On signalera quelques perles parmi bien d’autres : au premier acte, les remerciements de Clairette aux femmes des Halles qui l’ont élevée, ou sa chanson politique qui se termine par : C’n’était pas la peine,/Non, pas la peine, assurément,/De changer le gouvernement !, la légende de Madame Angot, troussée par Amaranthe (gouailleuse Ingrid Perruche), ou le rondeau d’amour d’Ange Pitou. La romance de Pomponnet qui clame son amour pour « l’innocente » Clairette, le chœur des conspirateurs et plusieurs interventions de Mademoiselle Lange égayent l’acte II. La dispute déjà citée de l’acte III est succulente. Tous les dialogues, couplets, duos et ensembles sont impeccables, le travail est on ne peut plus soigné et ne mérite que des éloges. On ajoutera que les chanteurs savent l’importance de la prononciation française et qu’ils font honneur aux mots, distillés avec clarté. A la tête des excellents chœurs du Concert Spirituel et de l’Orchestre de Chambre de Paris, Sébastien Rouland ne force pas le trait, il privilégie l’humour, la légèreté requise et la fantaisie. Sur le plan documentaire, on lira avec le plus vif intérêt les souvenirs éclairants de la création que Charles Lecocq a livrés à la revue Musica quarante ans après, en 1912, ainsi que l’étude érudite de Gérard Condé sur « la partition dans son contexte ». S’y ajoute un autre article, tiré d’un Journal des débats de janvier 1919. Signé par son critique attitré Adolphe Jullien, il fait le bilan de la carrière du maître de l’opérette qu’était Lecocq. 

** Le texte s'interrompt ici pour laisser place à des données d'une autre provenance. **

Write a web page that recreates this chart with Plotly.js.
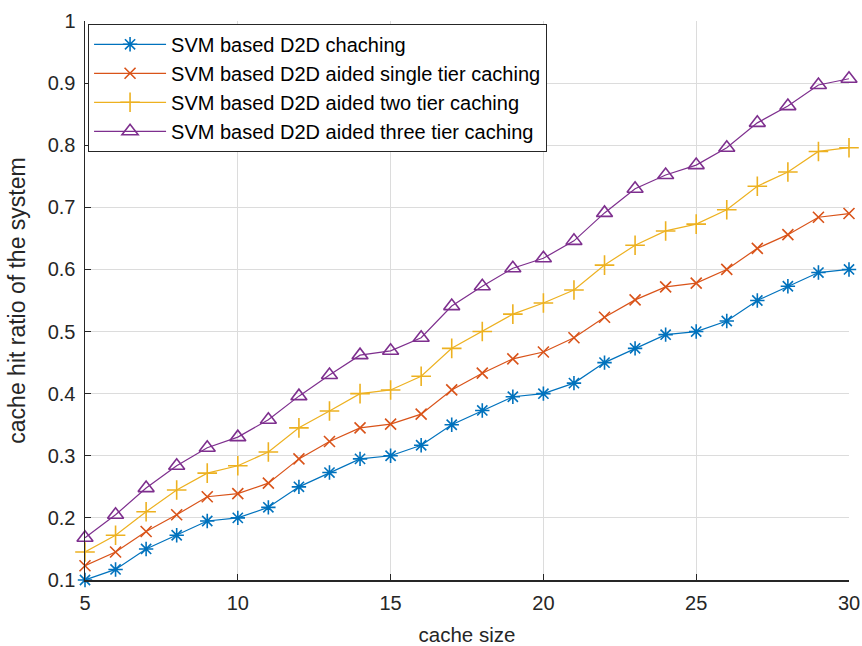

Cette nouvelle production du Bru Zane est à savourer comme elle le mérite ; les bons moments sont garantis, le plaisir musical et vocal aussi. L’ancienne production EMI de 1972, qui réunissait dans les principaux rôles Mady Mesplé et Bernard Sinclair, avec les chœurs et l’Orchestre de l’Opéra menés par Jean Doussard, conserve certes ses qualités et ceux qui la possèdent ne s’en sépareront pas, mais elle ne peut rivaliser avec cette actuelle version de référence et son retour bienvenu aux sources bruxelloises.